I normally buy the Federal Premium Upland loads. Usually can get them on sale through Scheels at a pretty good price (at today's prices) and they are a quality load. Same specs as the Prairie Storm (FPS and everything else wise) and no Flitestopper. Even in the same box minus the Prairie Storm logo. Last time I bought some for my 16 gauge, I paid $18 a box on sale at Scheels and the equivalent shot size for Prairie Storm was $35.
I usually get my shells for the following year here in the next 5 months. Federal Premium for 18 is a good price. If I find a shell I like for 18 is when I load up, 2 or 3 cases. I went from PS, Federal Premium, Kent, this year B&P. I’m a buy with my hand kinda guy and scheels always will have the best sales eventually. I don’t think Cabelas likes selling things sometimes. I tried the Goose way for about three weeks this year Win. X 1330s $14 a box. I did fine, but got into my own head.
 
It gets said a lot, but always worth repeating. Make sure you pattern the shells that you are trying to use. So many times one person loves something and someone else thinks it's junk, because patterns in each gun is different. The PS for my gun was eye opening, just because of how tight it held out to 40 yards. Now I would only ever shoot cylinder with that load after seeing it.
 
I'm in the fence about the flight stoppers. It's similar to the duplex loads, ballistically it seems all pellets should be the same, but I would be curious to run a ton of tests and high speed cameras to see if they do any functional improvements.

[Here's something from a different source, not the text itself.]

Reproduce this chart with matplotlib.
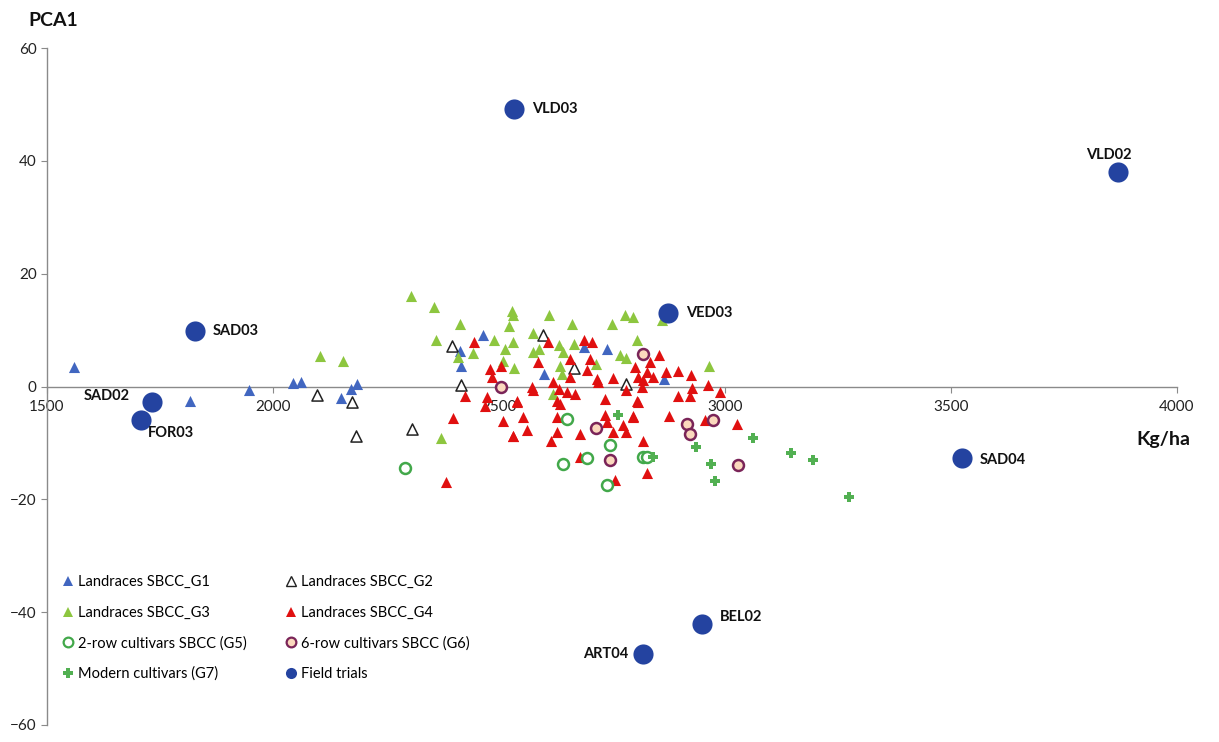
import matplotlib
matplotlib.use("Agg")
import matplotlib.pyplot as plt
from matplotlib.lines import Line2D

plt.rcParams["font.family"] = ["Lato", "DejaVu Sans"]

# --- grain yield (kg/ha) vs PCA1 score per group ---
g1_x = [1560, 1817, 1946, 2044, 2062, 2150, 2172, 2186, 2465, 2414, 2417,
        2740, 2687, 2600, 2864]
g1_y = [3.4, -2.5, -0.6, 0.6, 0.8, -2.1, -0.5, 0.4, 9.1, 6.3, 3.7,
        6.7, 7.0, 2.3, 1.4]

g2_x = [2097, 2174, 2184, 2308, 2395, 2415, 2598, 2666, 2781]
g2_y = [-1.5, -2.7, -8.8, -7.5, 7.2, 0.2, 9.2, 3.3, 0.5]

g3_x = [2105, 2154, 2305, 2357, 2414, 2361, 2443, 2410, 2371, 2489,
        2528, 2532, 2523, 2530, 2513, 2509, 2534, 2611, 2662, 2575,
        2633, 2665, 2575, 2589, 2642, 2635, 2639, 2715, 2749, 2779,
        2797, 2805, 2768, 2782, 2620, 2860, 2965]
g3_y = [5.4, 4.6, 16.0, 14.1, 11.1, 8.2, 6.0, 5.2, -9.1, 8.2,
        13.4, 12.6, 10.8, 7.9, 6.7, 4.6, 3.3, 12.6, 11.0, 9.4,
        7.4, 7.6, 6.2, 6.6, 6.2, 3.7, 2.3, 4.0, 11.1, 12.6,
        12.3, 8.2, 5.5, 5.1, -1.3, 11.7, 3.7]

g4_x = [2445, 2480, 2504, 2484, 2425, 2473, 2469, 2399, 2509, 2530,
        2382, 2539, 2687, 2706, 2608, 2587, 2656, 2701, 2695, 2656,
        2716, 2719, 2753, 2572, 2576, 2619, 2633, 2651, 2668, 2628,
        2635, 2539, 2734, 2782, 2805, 2554, 2628, 2734, 2561, 2532,
        2628, 2616, 2679, 2738, 2753, 2775, 2782, 2797, 2680, 2757,
        2853, 2834, 2801, 2827, 2869, 2897, 2925, 2841, 2819, 2808,
        2816, 2963, 2926, 2989, 2897, 2923, 2808, 2797, 2875, 2956,
        3026, 2819, 2827]
g4_y = [7.9, 3.1, 3.6, 1.7, -1.6, -1.9, -3.4, -5.6, -6.2, -8.7,
        -17.0, -2.5, 8.2, 7.9, 7.9, 4.3, 4.9, 4.8, 3.0, 1.7,
        1.4, 0.8, 1.5, 0.0, -0.7, 0.8, -0.4, -1.0, -1.3, -2.5,
        -3.1, -2.8, -2.2, -0.7, -2.5, -5.4, -5.4, -5.1, -7.7, -8.7,
        -8.0, -9.6, -8.4, -6.3, -8.1, -6.9, -8.1, -5.4, -12.5, -16.6,
        5.5, 4.3, 3.4, 2.5, 2.5, 2.7, 2.1, 1.7, 1.1, 1.7,
        -0.1, 0.2, -0.2, -1.0, -1.6, -1.6, -2.8, -5.3, -5.3, -6.0,
        -6.7, -9.6, -15.4]

g5_x = [2291, 2650, 2746, 2695, 2641, 2738, 2819, 2827]
g5_y = [-14.5, -5.7, -10.3, -12.7, -13.7, -17.4, -12.5, -12.5]

g6_x = [2504, 2715, 2746, 2819, 2917, 2923, 2973, 3029]
g6_y = [-0.1, -7.3, -13.1, 5.8, -6.6, -8.4, -5.9, -14.0]

g7_x = [2764, 2841, 3063, 2936, 2969, 2978, 3147, 3194, 3275]
g7_y = [-5.1, -12.5, -9.2, -10.8, -13.8, -16.8, -11.7, -13.0, -19.5]

trial_names = ["VLD03", "VLD02", "VED03", "SAD03", "SAD02", "FOR03",
               "SAD04", "BEL02", "ART04"]
trial_x = [2533, 3869, 2874, 1827, 1732, 1708, 3524, 2949, 2819]
trial_y = [49.2, 38.0, 13.0, 9.8, -2.8, -6.0, -12.6, -42.1, -47.4]

# label placement for each field trial (pixel offset, alignment)
label_pos = {
    "VLD03": (18, 0, "left"), "VLD02": (-9, 17, "center"),
    "VED03": (18, 0, "left"), "SAD03": (18, 0, "left"),
    "SAD02": (-22, 6, "right"), "FOR03": (7, -13, "left"),
    "SAD04": (18, -2, "left"), "BEL02": (18, 7, "left"),
    "ART04": (-15, 0, "right"),
}

C_G1 = "#4166c0"
C_G3 = "#8dc63f"
C_G4 = "#e01010"
C_G5 = "#42a84a"
C_G6_EDGE = "#7a2458"
C_G6_FILL = "#fbd8bd"
C_G7 = "#52b052"
C_TRIAL = "#2443a0"

fig = plt.figure(figsize=(12.19, 7.42), dpi=100)
ax = fig.add_axes([47 / 1219, 1 - 725 / 742, 1130 / 1219, 677 / 742])

ms = 64
ax.scatter(g1_x, g1_y, marker="^", s=ms, color=C_G1, linewidths=0, zorder=3)
ax.scatter(g2_x, g2_y, marker="^", s=ms, facecolors="white", edgecolors="#222222",
           linewidths=1.1, zorder=3)
ax.scatter(g3_x, g3_y, marker="^", s=ms, color=C_G3, linewidths=0, zorder=3)
ax.scatter(g4_x, g4_y, marker="^", s=ms, color=C_G4, linewidths=0, zorder=3)
ax.scatter(g5_x, g5_y, marker="o", s=62, facecolors="white", edgecolors=C_G5,
           linewidths=1.8, zorder=3)
ax.scatter(g6_x, g6_y, marker="o", s=62, facecolors=C_G6_FILL, edgecolors=C_G6_EDGE,
           linewidths=1.8, zorder=3)
ax.scatter(g7_x, g7_y, marker="P", s=58, color=C_G7, linewidths=0, zorder=3)
ax.scatter(trial_x, trial_y, marker="o", s=210, color=C_TRIAL, linewidths=0, zorder=4)

for name, x, y in zip(trial_names, trial_x, trial_y):
    dx, dy, ha = label_pos[name]
    ax.annotate(name, (x, y), xytext=(dx, dy), textcoords="offset pixels",
                ha=ha, va="center", fontsize=10.5, fontweight="bold",
                color="#111111", zorder=5)

ax.set_xlim(1500, 4000)
ax.set_ylim(-60, 60)
ax.set_xticks([1500, 2000, 2500, 3000, 3500, 4000])
ax.set_yticks([-60, -40, -20, 0, 20, 40, 60])

for s in ["top", "right"]:
    ax.spines[s].set_visible(False)
ax.spines["bottom"].set_position(("data", 0))
for s in ["left", "bottom"]:
    ax.spines[s].set_color("#8a8a8a")
    ax.spines[s].set_linewidth(1.0)
ax.tick_params(axis="both", direction="out", length=4, width=0.8,
               color="#8a8a8a", labelsize=11, labelcolor="#222222")
ax.tick_params(axis="x", pad=6)
ax.patch.set_visible(False)

fig.text(28 / 1219, 1 - 20 / 742, "PCA1", fontsize=14, fontweight="bold",
         va="center", ha="left", color="#111111")
fig.text(1190 / 1219, 1 - 440 / 742, "Kg/ha", fontsize=14, fontweight="bold",
         va="center", ha="right", color="#111111")

handles = [
    Line2D([], [], ls="", marker="^", ms=7, color=C_G1, mew=0, label="Landraces SBCC_G1"),
    Line2D([], [], ls="", marker="^", ms=7, color=C_G3, mew=0, label="Landraces SBCC_G3"),
    Line2D([], [], ls="", marker="o", ms=7, mfc="white", mec=C_G5, mew=1.6,
           label="2-row cultivars SBCC (G5)"),
    Line2D([], [], ls="", marker="P", ms=7, color=C_G7, mew=0, label="Modern cultivars (G7)"),
    Line2D([], [], ls="", marker="^", ms=7, mfc="white", mec="#222222", mew=1.0,
           label="Landraces SBCC_G2"),
    Line2D([], [], ls="", marker="^", ms=7, color=C_G4, mew=0, label="Landraces SBCC_G4"),
    Line2D([], [], ls="", marker="o", ms=7, mfc=C_G6_FILL, mec=C_G6_EDGE, mew=1.6,
           label="6-row cultivars SBCC (G6)"),
    Line2D([], [], ls="", marker="o", ms=8, color=C_TRIAL, mew=0, label="Field trials"),
]
fig.legend(handles=handles, ncol=2, frameon=False, fontsize=10.5,
           loc="upper left", bbox_to_anchor=(55 / 1219, 1 - 568 / 742),
           handlelength=0.8, handletextpad=0.3, columnspacing=2.6,
           labelspacing=1.12, borderpad=0)

fig.savefig("out.png", dpi=100, facecolor="white")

The one thing I do know, prairie storm lead patterns extremely tight. I don't think I would run more than Ic for them. When I used mod first time running them, I would either tear them up or miss.
Use a full to open them up. With flight control wads the tighter the choke the worse the wad performs in most cases. IC patterns the best, Mod is a tossup whether its better or not.

When i shot black cloud, i used cyl choke for under 40yd shots.